Most Recent SLSO Performance: October 26, 2003, Nicholas McGegan conducting with Nancy Allen and Mark Sparks as soloists

Scoring: solo flute, solo harp, 2 oboes, 2 horns, and strings

Performance Time: approximately 30 minutes

 

RICHARD STRAUSS

Born: June 11, 1864, Munich, Germany

Died: September 8, 1949, Garmisch-Partenkirchen, Germany

Suite from Le Bourgeois gentilhomme (Der Bürger als Edelmann), op. 60


The life of Strauss’ “would-be gentleman” began in 1670 with Molière’s all-singing, all-dancing comédie-ballet Le Bourgeois gentilhomme, a satire on the aspirations of the wealthy middle class in the time of Louis XIV. To Strauss’ contemporaries, Molière’s play (with music by Jean-Baptiste Lully) was a museum-piece. But in 1911 Hugo von Hofmannsthal – Strauss’ librettist – proposed a “little Molière piece” based on the play. By the following year, the “little” idea had grown into an ambitious integration of theatre and opera.

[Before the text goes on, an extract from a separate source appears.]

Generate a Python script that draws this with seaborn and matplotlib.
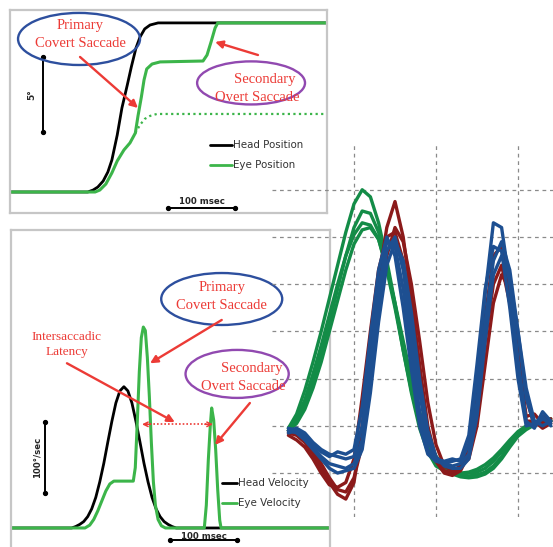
import matplotlib

matplotlib.use("Agg")

import matplotlib.pyplot as plt
import pandas as pd
import seaborn as sns
from matplotlib.patches import Ellipse

sns.set_style("white")
plt.rcParams["font.family"] = ["DejaVu Sans"]

W, H = 553, 547
RED = "#ec3b36"
BLUE_RING = "#2d4f9e"
PURPLE_RING = "#9149b0"
EYE_GREEN = "#3cb54a"
FRAME = "#c6c6c6"
SERIF = ["Liberation Serif", "DejaVu Serif"]

# position panel (ms, deg)
HEAD_POS_T = [0, 116, 124, 131, 139, 146, 152, 160, 167, 175, 181, 188, 194, 201, 209, 221, 473]
HEAD_POS_D = [0, 0, 0.13, 0.33, 0.73, 1.33, 2.13, 3.8, 5.6, 7.13, 8.33, 9.6, 10.33, 10.87, 11.13, 11.27, 11.27]
EYE_POS_T = [3, 127, 134, 143, 152, 160, 170, 179, 187, 191, 196, 200, 204, 212, 224, 288, 294, 300, 306, 310, 473]
EYE_POS_D = [0, 0, 0.13, 0.53, 1.27, 2.07, 2.8, 3.27, 3.93, 5.07, 6.33, 7.47, 8.2, 8.53, 8.67, 8.73, 9.13, 10.0, 10.93, 11.27, 11.27]
EYE_DOT_T = [187, 194, 201, 209, 219, 470]
EYE_DOT_D = [3.93, 4.47, 4.87, 5.07, 5.2, 5.2]

# velocity panel (ms, deg/s)
HEAD_VEL_T = [0, 92, 98, 104, 110, 116, 122, 128, 134, 140, 146, 152, 158, 164, 170,
              176, 182, 188, 194, 200, 206, 212, 218, 224, 230, 236, 242, 248, 478]
HEAD_VEL_V = [0, 0, 2, 5, 9, 16, 27, 43, 65, 91, 121, 150, 176, 193, 199,
              193, 176, 150, 121, 91, 65, 43, 27, 16, 9, 5, 2, 0, 0]
EYE_VEL_T = [3, 112, 119, 125, 131, 137, 143, 149, 155, 184, 187, 190, 193, 196, 199, 202, 205,
             208, 211, 214, 217, 221, 226, 232, 290, 293, 296, 299, 301, 304, 307, 310, 313, 315, 478]
EYE_VEL_V = [0, 0, 4, 12, 24, 38, 52, 62, 66, 66, 85, 150, 220, 268, 283, 278, 240,
             185, 120, 65, 32, 12, 3, 0, 0, 32, 96, 145, 169, 152, 110, 54, 11, 0, 0]

# vHIT traces on the right (sample axis, grid units)
TRACE_T = [0.2, 0.3, 0.4, 0.5, 0.6, 0.7, 0.8, 0.9, 1.0, 1.1, 1.2, 1.3, 1.4, 1.5, 1.6, 1.7, 1.8,
           1.9, 2.0, 2.1, 2.2, 2.3, 2.4, 2.5, 2.6, 2.7, 2.8, 2.9, 3.0, 3.1, 3.2, 3.3, 3.4]
GREEN_1 = [0.95, 1.25, 1.75, 2.35, 3.0, 3.7, 4.4, 5.1, 5.7, 6.0, 5.85, 5.3, 4.5, 3.6, 2.6, 1.7, 0.95,
           0.45, 0.15, 0.05, 0.0, -0.02, 0.0, 0.02, 0.1, 0.25, 0.45, 0.65, 0.85, 0.98, 1.05, 1.1, 1.12]
GREEN_2 = [0.95, 1.15, 1.55, 2.1, 2.7, 3.35, 4.0, 4.6, 5.05, 5.3, 5.25, 4.95, 4.3, 3.5, 2.6, 1.75, 1.05,
           0.55, 0.25, 0.08, 0.0, -0.05, -0.06, -0.04, 0.02, 0.15, 0.35, 0.6, 0.8, 0.95, 1.05, 1.1, 1.1]
GREEN_3 = [0.9, 1.1, 1.45, 1.95, 2.55, 3.2, 3.9, 4.6, 5.2, 5.55, 5.5, 5.1, 4.4, 3.55, 2.7, 1.9, 1.2,
           0.7, 0.35, 0.15, 0.05, 0.0, 0.02, 0.08, 0.18, 0.32, 0.5, 0.7, 0.88, 1.0, 1.08, 1.12, 1.15]
GREEN_4 = [0.9, 1.05, 1.35, 1.8, 2.35, 3.0, 3.65, 4.3, 4.85, 5.15, 5.2, 4.95, 4.35, 3.6, 2.8, 2.0, 1.3,
           0.75, 0.35, 0.1, -0.02, -0.08, -0.1, -0.08, -0.02, 0.1, 0.3, 0.55, 0.78, 0.92, 1.02, 1.08, 1.1]
RED_1 = [0.85, 0.8, 0.65, 0.4, 0.1, -0.2, -0.45, -0.55, -0.2, 1.0, 2.6, 4.1, 5.2, 5.75, 5.0, 3.7, 2.3,
         1.0, 0.3, 0.05, 0.0, 0.1, 0.6, 1.8, 3.3, 4.6, 4.8, 3.9, 2.5, 1.2, 1.25, 1.05, 1.15]
RED_2 = [0.8, 0.7, 0.55, 0.3, 0.0, -0.25, -0.3, -0.2, 0.3, 1.6, 3.0, 4.3, 5.0, 5.1, 4.5, 3.3, 2.0,
         0.9, 0.25, 0.0, -0.05, 0.05, 0.4, 1.4, 2.8, 4.0, 4.4, 3.6, 2.3, 1.1, 1.1, 0.95, 1.05]
RED_3 = [0.9, 0.85, 0.7, 0.5, 0.2, -0.1, -0.35, -0.4, -0.1, 0.6, 2.0, 3.5, 4.6, 5.2, 4.9, 4.0, 2.8,
         1.5, 0.6, 0.15, 0.05, 0.15, 0.3, 1.0, 2.3, 3.6, 4.2, 3.9, 2.9, 1.6, 1.0, 1.2, 1.1]
BLUE_1 = [0.9, 0.95, 0.85, 0.65, 0.5, 0.4, 0.35, 0.3, 0.35, 1.0, 2.4, 3.9, 4.9, 4.8, 3.9, 2.6, 1.3,
          0.5, 0.3, 0.25, 0.3, 0.25, 0.6, 2.0, 3.8, 5.3, 5.2, 4.0, 2.4, 1.1, 0.95, 1.3, 1.1]
BLUE_2 = [0.95, 0.9, 0.75, 0.55, 0.35, 0.2, 0.15, 0.1, 0.2, 0.7, 2.0, 3.5, 4.7, 5.0, 4.3, 3.0, 1.7,
          0.7, 0.3, 0.2, 0.15, 0.2, 0.4, 1.5, 3.2, 4.5, 4.9, 4.3, 3.0, 1.6, 1.0, 1.15, 1.05]
BLUE_3 = [0.85, 0.9, 0.8, 0.6, 0.45, 0.35, 0.45, 0.4, 0.5, 1.4, 2.9, 4.3, 5.0, 4.6, 3.5, 2.2, 1.0,
          0.4, 0.25, 0.2, 0.25, 0.3, 0.8, 2.3, 3.9, 4.8, 4.7, 3.5, 2.0, 1.0, 1.05, 1.2, 1.0]
BLUE_4 = [0.9, 0.85, 0.7, 0.5, 0.3, 0.1, 0.0, 0.05, 0.1, 0.5, 1.7, 3.2, 4.4, 4.9, 4.5, 3.4, 2.0,
          0.9, 0.35, 0.15, 0.1, 0.1, 0.3, 1.2, 2.8, 4.2, 4.6, 4.1, 3.0, 1.8, 1.1, 1.0, 1.1]


def px_axes(fig, x0, y0, x1, y1):
    return fig.add_axes([x0 / W, 1 - y1 / H, (x1 - x0) / W, (y1 - y0) / H])


def frame(ax, bottom=True):
    ax.set_xticks([])
    ax.set_yticks([])
    for name, spine in ax.spines.items():
        spine.set_color(FRAME)
        spine.set_linewidth(1.6)
        if name == "bottom" and not bottom:
            spine.set_visible(False)


def bubble(ax, center, w, h, ring, lines):
    ax.add_patch(Ellipse(center, w, h, fill=False, edgecolor=ring, lw=1.7, zorder=5))
    for x, y, s in lines:
        ax.text(x, y, s, color=RED, fontsize=10.5, family=SERIF, ha="center", va="center", zorder=6)


def arrow(ax, tail, tip, **kw):
    props = dict(arrowstyle="-|>", color=RED, lw=1.7, mutation_scale=11, shrinkA=0, shrinkB=0)
    props.update(kw)
    ax.annotate("", xy=tip, xytext=tail, arrowprops=props, zorder=6)


def scale_bar(ax, xs, ys):
    ax.plot(xs, ys, color="black", lw=1.4, marker="o", markersize=2.8, zorder=4)


fig = plt.figure(figsize=(W / 100, H / 100), dpi=100)

# ---- head / eye position
ax1 = px_axes(fig, 10, 10, 327, 213)
ax1.set_xlim(0, 473)
ax1.set_ylim(-1.4, 12.13)
sns.lineplot(x=EYE_DOT_T, y=EYE_DOT_D, ax=ax1, color=EYE_GREEN, lw=1.6, linestyle=(0, (1, 1.5)),
             sort=False, estimator=None)
sns.lineplot(x=HEAD_POS_T, y=HEAD_POS_D, ax=ax1, color="black", lw=2.0, sort=False, estimator=None)
sns.lineplot(x=EYE_POS_T, y=EYE_POS_D, ax=ax1, color=EYE_GREEN, lw=2.2, sort=False, estimator=None)
frame(ax1)

ax1.plot([299, 331], [3.13, 3.13], color="black", lw=2)
ax1.text(333, 3.13, "Head Position", fontsize=7.4, color="#333333", va="center")
ax1.plot([299, 331], [1.8, 1.8], color=EYE_GREEN, lw=2)
ax1.text(333, 1.8, "Eye Position", fontsize=7.4, color="#333333", va="center")

scale_bar(ax1, [49, 49], [9.0, 4.0])
ax1.text(33, 6.5, "5°", rotation=90, fontsize=6.5, fontweight="bold", ha="center", va="center")
scale_bar(ax1, [236, 336], [-1.07, -1.07])
ax1.text(286, -0.95, "100 msec", fontsize=6.2, fontweight="bold", ha="center", va="bottom")

bubble(ax1, (103, 10.2), 182, 3.47, BLUE_RING,
       [(104.5, 11.13, "Primary"), (104.5, 9.87, "Covert Saccade")])
bubble(ax1, (359.7, 7.27), 161, 2.87, PURPLE_RING,
       [(380.6, 7.53, "Secondary"), (368.7, 6.33, "Overt Saccade")])
arrow(ax1, (104.5, 9.0), (191, 5.6))
arrow(ax1, (370, 9.13), (306, 10.0))

# ---- head / eye velocity
ax2 = px_axes(fig, 11, 230, 330, 547)
ax2.set_xlim(1.5, 477.6)
ax2.set_ylim(-26.8, 419.7)
sns.lineplot(x=HEAD_VEL_T, y=HEAD_VEL_V, ax=ax2, color="black", lw=2.0, sort=False, estimator=None)
sns.lineplot(x=EYE_VEL_T, y=EYE_VEL_V, ax=ax2, color=EYE_GREEN, lw=2.2, sort=False, estimator=None)
frame(ax2, bottom=False)

ax2.plot([316, 339], [63, 63], color="black", lw=2)
ax2.text(340, 63, "Head Velocity", fontsize=7.4, color="#333333", va="center")
ax2.plot([316, 339], [35, 35], color=EYE_GREEN, lw=2)
ax2.text(340, 35, "Eye Velocity", fontsize=7.4, color="#333333", va="center")

scale_bar(ax2, [52, 52], [149, 49])
ax2.text(40, 99, "100°/sec", rotation=90, fontsize=6.2, fontweight="bold", ha="center", va="center")
scale_bar(ax2, [239, 339], [-17, -17])
ax2.text(289, -19, "100 msec", fontsize=6.2, fontweight="bold", ha="center", va="bottom")

bubble(ax2, (316, 322.5), 180.6, 73.2, BLUE_RING,
       [(316, 339, "Primary"), (316, 314, "Covert Saccade")])
bubble(ax2, (339, 217), 154, 67.6, PURPLE_RING,
       [(361, 224, "Secondary"), (348, 199, "Overt Saccade")])
ax2.text(84, 269, "Intersaccadic", color=RED, fontsize=9.5, family=SERIF, ha="center", va="center")
ax2.text(85, 248, "Latency", color=RED, fontsize=9.5, family=SERIF, ha="center", va="center")
arrow(ax2, (316, 293), (209, 232))
arrow(ax2, (85, 232), (246, 149))
arrow(ax2, (358, 176), (306, 117))
ax2.plot([203, 297], [146, 146], color=RED, lw=1.2, linestyle=(0, (1, 1.2)))
arrow(ax2, (209, 146), (197, 146), arrowstyle="->", lw=1.1, mutation_scale=8)
arrow(ax2, (291, 146), (303, 146), arrowstyle="->", lw=1.1, mutation_scale=8)

# ---- vHIT traces
groups = [("green", GREEN_1), ("green", GREEN_2), ("green", GREEN_3), ("green", GREEN_4),
          ("red", RED_1), ("red", RED_2), ("red", RED_3),
          ("blue", BLUE_1), ("blue", BLUE_2), ("blue", BLUE_3), ("blue", BLUE_4)]
rows = []
for i, (group, values) in enumerate(groups):
    for t, v in zip(TRACE_T, values):
        rows.append({"t": t, "v": v, "group": group, "trace": f"{group}{i}"})
traces = pd.DataFrame(rows)

ax3 = px_axes(fig, 272, 143, 553, 517)
ax3.set_facecolor("none")
sns.lineplot(data=traces, x="t", y="v", hue="group", units="trace", estimator=None, sort=False,
             hue_order=["green", "red", "blue"],
             palette={"green": "#138c47", "red": "#8b1a1a", "blue": "#1d4f91"},
             lw=2.4, legend=False, ax=ax3)
ax3.set_xlim(0, 3.427)
ax3.set_ylim(-0.93, 6.99)
ax3.set_xticks([1, 2, 3])
ax3.set_yticks([0, 1, 2, 3, 4, 5, 6])
ax3.grid(True, color="#8a8a8a", linestyle=(0, (3, 3)), lw=0.9)
ax3.set_axisbelow(True)
ax3.tick_params(left=False, bottom=False, labelleft=False, labelbottom=False)
ax3.set_xlabel("")
ax3.set_ylabel("")
for spine in ax3.spines.values():
    spine.set_visible(False)

fig.savefig("out.png", dpi=100, facecolor="white")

The four-hour production began with an adaptation of Molière’s play, renamed Der Bürger als Edelmann (“The Middleclass Nobleman”), followed by a miniature opera, Ariadne auf Naxos, which threatened to overwhelm the drama just as Lully’s grand Ballet des Nations had done in the same spot nearly 250 years before. The logistical demands – combined with theatre- and opera-goers’ indifference to each other’s art forms – ensured there wouldn’t be a repeat performance.


The dramatic experiment was split up: Ariadne auf Naxos took its place in the opera repertory; a revised Bürger als Edelmann flopped in 1918 and was revived just once in Strauss’ lifetime (at his request for his 85th birthday). Only through this orchestral suite has his deft musical portrait of pride and folly survived.


Strauss knew of Lully’s music and there are glimpses of the French composer in Strauss’ score. The small orchestra – 36 musicians, as in the theatre – suggests the transparency of the baroque sound-world, but this is 17th-century France filtered through a 20th-century imagination.


 

Listening Guide


[Excerpts from Molière’s play are in italics. Strauss’ movement titles are in bold.]


M. JOURDAIN. There is nothing to compare, in my opinion, with genteel society. There’s no true honor and dignity except among the nobility. I would give my right hand to have been born a count or a marquis.

The Overture to Act I establishes the mood with strings, doubled by the piano in the manner of a baroque basso continuo. A coarse brass theme interrupts the repartee; a sweetly lilting arietta is presented by the oboe. In just a few minutes Strauss introduces the blustering would-be gentleman, the wealthy merchant Monsieur Jourdain, and his bemused hired tutors. Music, dancing, and fencing masters provide a crash course in gentlemanly accomplishments; the philosopher reveals, to his pupil’s amazement, that M. Jourdain has been speaking in prose for 40 years!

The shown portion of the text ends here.